There are two main types of PDF Documents - Native PDF's and Scanned PDF's. When it comes to converting to PDF it is important to understand the difference between these files. The information contained by each PDF type is different and thus their characteristics and features also differ. Below is a look at the two PDf types and how they differ.

 

Native PDFs

Native PDFs are ones that are generated from an electronic source – such as a Word document, a computer generated report, or spreadsheet data. These have an internal structure that can be read and interpreted.

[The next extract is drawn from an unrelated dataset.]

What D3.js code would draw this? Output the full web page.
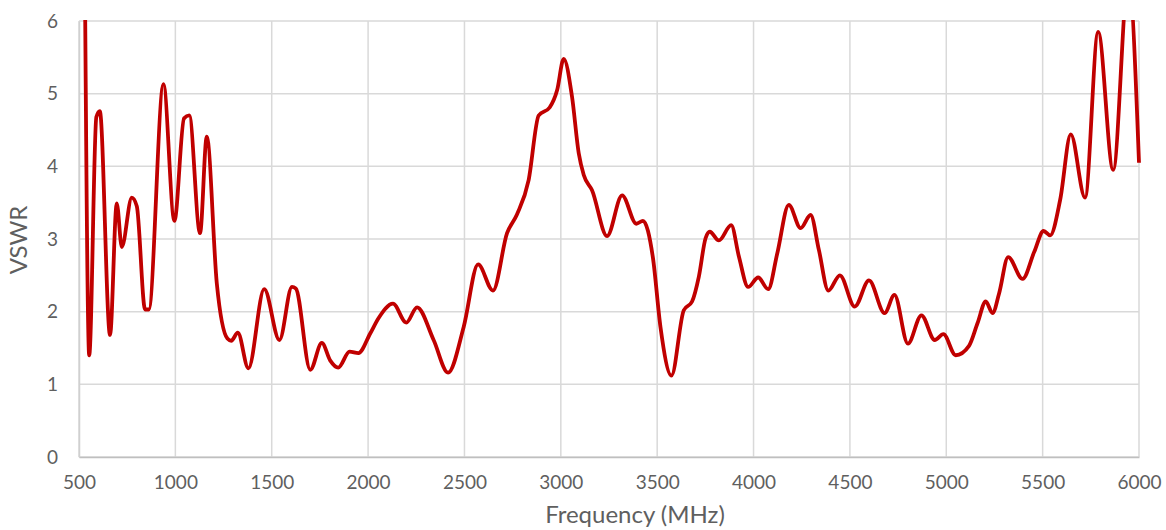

These "generated" PDF documents, thus, already contain characters that have an electronic character designation. In most cases, the PDF creation software will take information from the structure of the Word document - such as character information, word placement information, etc. - and retain these items in the created PDF, which is why you can word search a text-based native PDF document. Searching these PDF's relies on these electronic character designations to provide reliable information on the location of the search words.

 

Scanned PDFs

Because not all documents needing to be transmitted are in electronic form yet, conversion of the physical paper document into the electronic form still needs to be done. This is where a scanned PDF type comes into play. It would be inefficient to re-type documents manually into electronic forms and then convert them into PDFs. The solution to this is to scan them, using an electronic scanning device. Like the PDF creator, a scanner "digitally captures" the image of the physical document into an electronic form.

Problem

A scanner, doesn't reconstruct the character of every word when it creates this scanned image; the scanner takes a "snap-shot" of the document. This snap-shot is then turned into a PDF by using software integrated with the scanner. The result is a scanned PDF document .However, even though the image may be a document that contains words, the computer recognizes those words only as “images” that it displays without any information structure behind it. If you try to text search the document, the PDF search engine won’t yield any results.

Solution

Converting a scanned PDF into an editable format requires OCR (Optical Character Recognition) software to analyze the “image” of each character and match it to an electronic character-based file. Because of this, it is much more difficult to determine if the character "recognized" by the OCR software is, indeed, the character on the scanned document.

One should note, that the quality of OCR output is affected by matters such as poor image quality of the scanned document, mixture of fonts used in the scanned documents, and italicized and underlined fonts, which may blur the quality and shape of individual characters. Despite not being perfect the ability to search documents that were once un-searchable without reading 100 pages is a great benefit of OCR.